** START **
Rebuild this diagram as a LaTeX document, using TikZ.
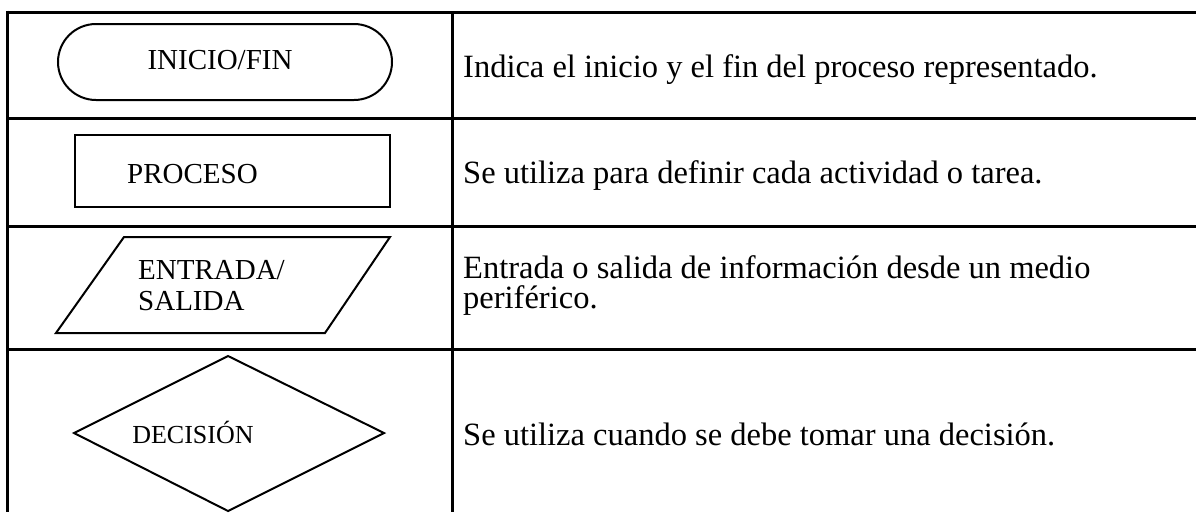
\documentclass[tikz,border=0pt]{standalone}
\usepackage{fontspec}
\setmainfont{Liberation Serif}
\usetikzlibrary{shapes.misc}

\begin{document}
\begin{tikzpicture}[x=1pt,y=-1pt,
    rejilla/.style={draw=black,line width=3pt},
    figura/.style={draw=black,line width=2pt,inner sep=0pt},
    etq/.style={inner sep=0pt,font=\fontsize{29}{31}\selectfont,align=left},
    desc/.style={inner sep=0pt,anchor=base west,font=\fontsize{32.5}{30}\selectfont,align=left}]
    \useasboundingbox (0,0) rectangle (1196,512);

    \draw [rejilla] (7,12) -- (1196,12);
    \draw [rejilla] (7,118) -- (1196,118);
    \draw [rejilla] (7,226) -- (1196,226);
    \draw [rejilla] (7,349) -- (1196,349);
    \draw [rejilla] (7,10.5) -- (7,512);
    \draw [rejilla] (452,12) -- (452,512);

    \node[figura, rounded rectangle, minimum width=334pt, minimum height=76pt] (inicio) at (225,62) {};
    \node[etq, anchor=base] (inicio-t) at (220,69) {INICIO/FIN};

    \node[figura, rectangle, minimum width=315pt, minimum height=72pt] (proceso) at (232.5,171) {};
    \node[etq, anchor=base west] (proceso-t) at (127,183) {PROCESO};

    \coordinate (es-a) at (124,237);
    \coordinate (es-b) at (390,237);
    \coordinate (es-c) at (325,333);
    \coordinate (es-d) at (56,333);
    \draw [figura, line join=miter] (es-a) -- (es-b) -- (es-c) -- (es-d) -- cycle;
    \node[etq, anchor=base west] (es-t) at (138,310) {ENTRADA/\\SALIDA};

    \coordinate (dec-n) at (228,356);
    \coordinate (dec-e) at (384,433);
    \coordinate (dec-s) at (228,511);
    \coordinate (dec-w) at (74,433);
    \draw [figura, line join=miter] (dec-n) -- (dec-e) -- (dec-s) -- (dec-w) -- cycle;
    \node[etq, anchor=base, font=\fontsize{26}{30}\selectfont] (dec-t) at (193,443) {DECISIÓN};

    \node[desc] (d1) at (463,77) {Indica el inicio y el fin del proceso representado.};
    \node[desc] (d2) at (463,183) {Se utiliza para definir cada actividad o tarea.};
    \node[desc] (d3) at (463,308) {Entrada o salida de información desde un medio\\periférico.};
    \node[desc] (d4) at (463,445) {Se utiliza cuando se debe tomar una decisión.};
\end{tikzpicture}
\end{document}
** END **
_YOUR TASK_. Give the material again exactly as it is, but keep the pictures out.

_SOLUTION_.
Rebuild this diagram as a LaTeX document, using TikZ.
\documentclass[tikz,border=0pt]{standalone}
\usepackage{fontspec}
\setmainfont{Liberation Serif}
\usetikzlibrary{shapes.misc}

\begin{document}
\begin{tikzpicture}[x=1pt,y=-1pt,
    rejilla/.style={draw=black,line width=3pt},
    figura/.style={draw=black,line width=2pt,inner sep=0pt},
    etq/.style={inner sep=0pt,font=\fontsize{29}{31}\selectfont,align=left},
    desc/.style={inner sep=0pt,anchor=base west,font=\fontsize{32.5}{30}\selectfont,align=left}]
    \useasboundingbox (0,0) rectangle (1196,512);

    \draw [rejilla] (7,12) -- (1196,12);
    \draw [rejilla] (7,118) -- (1196,118);
    \draw [rejilla] (7,226) -- (1196,226);
    \draw [rejilla] (7,349) -- (1196,349);
    \draw [rejilla] (7,10.5) -- (7,512);
    \draw [rejilla] (452,12) -- (452,512);

    \node[figura, rounded rectangle, minimum width=334pt, minimum height=76pt] (inicio) at (225,62) {};
    \node[etq, anchor=base] (inicio-t) at (220,69) {INICIO/FIN};

    \node[figura, rectangle, minimum width=315pt, minimum height=72pt] (proceso) at (232.5,171) {};
    \node[etq, anchor=base west] (proceso-t) at (127,183) {PROCESO};

    \coordinate (es-a) at (124,237);
    \coordinate (es-b) at (390,237);
    \coordinate (es-c) at (325,333);
    \coordinate (es-d) at (56,333);
    \draw [figura, line join=miter] (es-a) -- (es-b) -- (es-c) -- (es-d) -- cycle;
    \node[etq, anchor=base west] (es-t) at (138,310) {ENTRADA/\\SALIDA};

    \coordinate (dec-n) at (228,356);
    \coordinate (dec-e) at (384,433);
    \coordinate (dec-s) at (228,511);
    \coordinate (dec-w) at (74,433);
    \draw [figura, line join=miter] (dec-n) -- (dec-e) -- (dec-s) -- (dec-w) -- cycle;
    \node[etq, anchor=base, font=\fontsize{26}{30}\selectfont] (dec-t) at (193,443) {DECISIÓN};

    \node[desc] (d1) at (463,77) {Indica el inicio y el fin del proceso representado.};
    \node[desc] (d2) at (463,183) {Se utiliza para definir cada actividad o tarea.};
    \node[desc] (d3) at (463,308) {Entrada o salida de información desde un medio\\periférico.};
    \node[desc] (d4) at (463,445) {Se utiliza cuando se debe tomar una decisión.};
\end{tikzpicture}
\end{document}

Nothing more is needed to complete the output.